El que dirigía era el Darío –alias “el monstruo”-. Un flaco de mierda, pero que de esto sabía; lo había hecho varias veces en Buenos Aires. Tenía una Honda 135, más rápida que su moto, que había robado en la “Capi”. Era seis motos juntas que, cuando hacía sonar los motores, daba miedo. La cana no estaba. La cancha estaba liberada y sabían que no pasaba nada. Ellos rompían las vidrieras y la “gilada” venía por atrás y saqueaba.

Don Félix fue la segunda víctima. Cuando se bajaron, rompieron los vidrios de la vidriera y abrieron de par en par las puertas. Los de adentro se asustaron, algunos clientes se fueron. Las cajeras se refugiaron en los baños. El único boludo que se quedó ahí fue Don Félix, pero lo golpearon y lo dejaron fuera del juego. Afanaron Fernet, Coca, y la guita de las cajas. Al rato, se sumaron los del barrio, que andaban a pata, e hicieron el resto. Adiós al pan dulce.
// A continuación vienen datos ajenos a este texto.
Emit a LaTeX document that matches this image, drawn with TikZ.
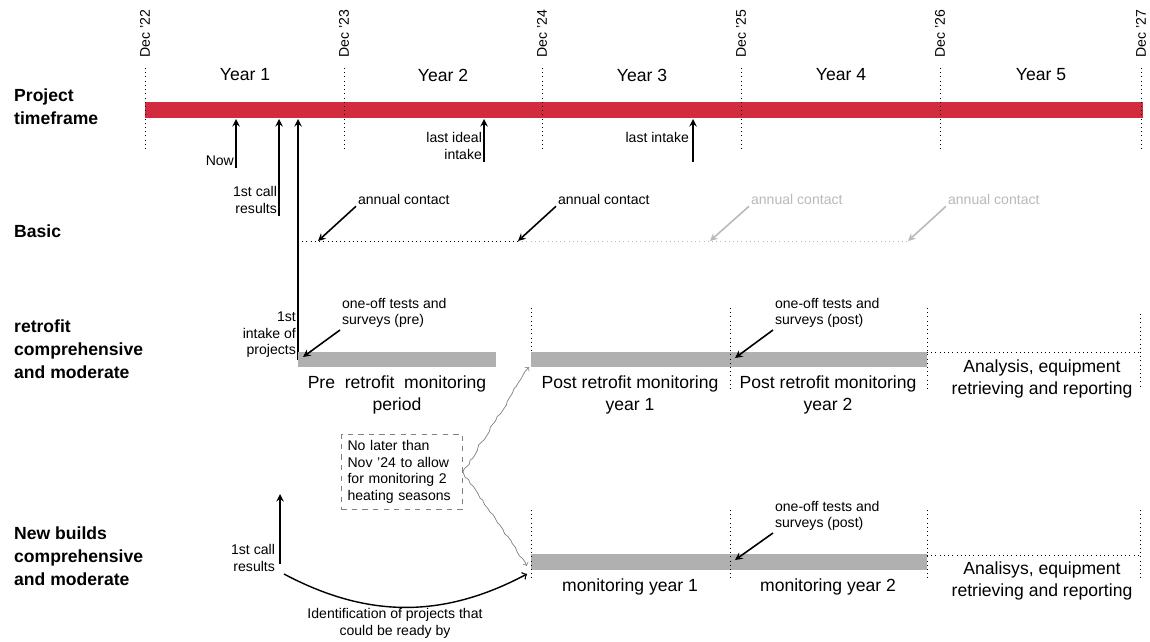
\documentclass[tikz,border=0pt]{standalone}
\usepackage{fontspec}
\setmainfont{Liberation Sans}
\usetikzlibrary{positioning,decorations.pathmorphing}
\definecolor{framered}{RGB}{210,43,63}
\definecolor{monigray}{RGB}{176,176,176}
\definecolor{fadegray}{RGB}{185,185,185}
\tikzset{
	rowlbl/.style={anchor=west,align=left,font=\fontsize{10}{13}\selectfont\bfseries},
	biglbl/.style={align=center,font=\fontsize{10}{12.5}\selectfont,inner sep=1pt},
	smalllbl/.style={align=right,font=\fontsize{8}{9.6}\selectfont,inner sep=1pt},
	note/.style={align=left,font=\fontsize{8}{9.4}\selectfont,inner sep=1pt},
	datelbl/.style={rotate=90,anchor=west,font=\fontsize{8}{9}\selectfont,inner sep=0pt},
	marker/.style={dotted,thin},
	arr/.style={line width=0.9pt,-stealth},
	wiggle/.style={gray,thin,->,decorate,decoration={random steps,segment length=2.5pt,amplitude=0.7pt}},
}
\begin{document}
\begin{tikzpicture}[x=0.02cm,y=-0.02cm]
	\useasboundingbox (0,0) rectangle (1150,642);

	%project timeframe
	\fill[framered] (145,102) rectangle (1143,118);
	\foreach \x/\yr in {145/22,344/23,542/24,741/25,940/26,1141/27}{
		\draw[marker] (\x,68) -- (\x,152);
		\node[datelbl] (dec\yr) at (\x,58) {Dec '\yr};
	}
	\node[biglbl] (year1) at (245,75) {Year 1};
	\node[biglbl] (year2) at (443,75) {Year 2};
	\node[biglbl] (year3) at (642,75) {Year 3};
	\node[biglbl] (year4) at (841,75) {Year 4};
	\node[biglbl] (year5) at (1041,75) {Year 5};

	%row titles
	\node[rowlbl] (timeframe) at (8,107) {Project\\timeframe};
	\node[rowlbl] (basic) at (8,231) {Basic};
	\node[rowlbl] (retrofit) at (8,349) {retrofit\\comprehensive\\and moderate};
	\node[rowlbl] (newbuild) at (8,556) {New builds\\comprehensive\\and moderate};

	%milestones
	\coordinate (now) at (236,119);
	\coordinate (nowfoot) at (236,168);
	\draw[arr] (nowfoot) -- (now);
	\node[smalllbl,anchor=south east] (nowlbl) at (nowfoot) {Now};

	\coordinate (call) at (279,119);
	\coordinate (callfoot) at (279,216);
	\draw[arr] (callfoot) -- (call);
	\node[smalllbl,anchor=south east] (calllbl) at (callfoot) {1st call\\results};

	\coordinate (intake) at (298,119);
	\coordinate (intakefoot) at (298,360);
	\draw[arr] (intakefoot) -- (intake);
	\node[smalllbl,anchor=south east] (intakelbl) at (intakefoot) {1st\\intake of\\projects};

	\coordinate (ideal) at (484,119);
	\coordinate (idealfoot) at (484,162);
	\draw[arr] (idealfoot) -- (ideal);
	\node[smalllbl,anchor=south east] (ideallbl) at (idealfoot) {last ideal\\intake};

	\coordinate (last) at (693,119);
	\coordinate (lastfoot) at (693,162);
	\draw[arr] (lastfoot) -- (last);
	\node[smalllbl,anchor=east] (lastlbl) at (691,137) {last intake};

	%basic
	\coordinate (basicstart) at (298,241);
	\coordinate (contact1) at (318,241);
	\coordinate (contact2) at (518,241);
	\coordinate (contact3) at (710,241);
	\coordinate (contact4) at (908,241);
	\draw[marker] (basicstart) -- (contact2);
	\draw[marker,fadegray] (contact2) -- (contact4);
	\node[note,anchor=west] (contactlbl1) at (356,199) {annual contact};
	\node[note,anchor=west] (contactlbl2) at (556,199) {annual contact};
	\node[note,anchor=west,fadegray] (contactlbl3) at (749,199) {annual contact};
	\node[note,anchor=west,fadegray] (contactlbl4) at (946,199) {annual contact};
	\draw[arr] (contactlbl1.south west) -- (contact1);
	\draw[arr] (contactlbl2.south west) -- (contact2);
	\draw[arr,fadegray] (contactlbl3.south west) -- (contact3);
	\draw[arr,fadegray] (contactlbl4.south west) -- (contact4);

	%retrofit
	\fill[monigray] (298,352) rectangle (496,367);
	\fill[monigray] (531,352) rectangle (927,367);
	\draw[marker] (531,308) -- (531,352);
	\draw[marker] (730,308) -- (730,392);
	\draw[marker] (927,308) -- (927,392);
	\draw[marker] (1140,314) -- (1140,386);
	\draw[marker] (927,352) -- (1140,352);
	\node[biglbl] (pre) at (397,395) {Pre\hspace{0.55em}retrofit\hspace{0.55em}monitoring\\period};
	\node[biglbl] (post1) at (630,395) {Post retrofit monitoring\\year 1};
	\node[biglbl] (post2) at (828,395) {Post retrofit monitoring\\year 2};
	\node[biglbl] (analysis1) at (1042,379) {Analysis, equipment\\retrieving and reporting};
	\coordinate (prestart) at (303,357);
	\coordinate (poststart) at (529,367);
	\coordinate (postmid) at (735,358);
	\node[note,anchor=south west] (testpre) at (340,330) {one-off tests and\\surveys (pre)};
	\node[note,anchor=south west] (testpost1) at (773,330) {one-off tests and\\surveys (post)};
	\draw[arr] (testpre.south west) -- (prestart);
	\draw[arr] (testpost1.south west) -- (postmid);

	%deadline note
	\node[draw=gray,dashed,thin,note,text width=62pt,inner sep=3.5pt] (deadline) at (402,472)
	{No later than\\Nov '24 to allow\\for monitoring 2\\heating seasons};
	\coordinate (nbstart) at (527,566);
	\draw[wiggle] (deadline.east) -- (poststart);
	\draw[wiggle] (deadline.east) -- (nbstart);

	%new builds
	\fill[monigray] (531,554) rectangle (927,570);
	\draw[marker] (531,510) -- (531,580);
	\draw[marker] (730,510) -- (730,580);
	\draw[marker] (927,510) -- (927,580);
	\draw[marker] (1140,510) -- (1140,580);
	\draw[marker] (927,555) -- (1140,555);
	\node[biglbl] (nb1) at (630,587) {monitoring year 1};
	\node[biglbl] (nb2) at (828,587) {monitoring year 2};
	\node[biglbl] (analysis2) at (1042,581) {Analisys, equipment\\retrieving and reporting};
	\coordinate (nbmid) at (735,560);
	\node[note,anchor=south west] (testpost2) at (773,533) {one-off tests and\\surveys (post)};
	\draw[arr] (testpost2.south west) -- (nbmid);

	\coordinate (nbcall) at (280,494);
	\coordinate (nbcallfoot) at (280,564);
	\draw[arr] (nbcallfoot) -- (nbcall);
	\node[smalllbl,anchor=south east] (nbcalllbl) at (277,574) {1st call\\results};
	\coordinate (nbpick) at (284,574);
	\coordinate (nbready) at (527,574);
	\draw[thick,->] (nbpick) to[bend right=28] (nbready);
	\node[smalllbl,align=center] (identify) at (395,623) {Identification of projects that\\could be ready by};

\end{tikzpicture}
\end{document}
Fue por la radio que el gordo de ARCOR se enteró de los saqueos. Pensó en Don Félix y decidió volver. Al final, se habían hecho amigos y era como un padre. Cuando quiso entrar, salía el Seba.

–¿Qué hacés, Seba? Dejate de joder, esto es una mierda. ¡No podes estar acá, culeado!

–Dejame pasar, gordo. No te metás. La vieja me quiere ver casado. Correte, te digo ¡Correte, carajo!

El gordo de ARCOR lo sirvió y el Seba trastabilló y cayó. Cuando estaba en el suelo, apareció el viejo Félix con un chumbo. El gordo se dio vuelta y le dijo:

–¿Qué hacés, viejo? ¿Estás loco?   ̶– Pero Don Félix vio al chorro indefenso en el suelo y le disparó. El gordo rompió en llanto y se abrazó al cuerpo del  Seba.

–¿Quién es el pendejo? – preguntó Don Félix.

–Mi hermano. ¿Se acuerda? Hoy le conté, es el que vive con la vieja, el vago que no estudió.

Y salieron juntos rumbo al hospital, hermanados de nuevo por la desgracia.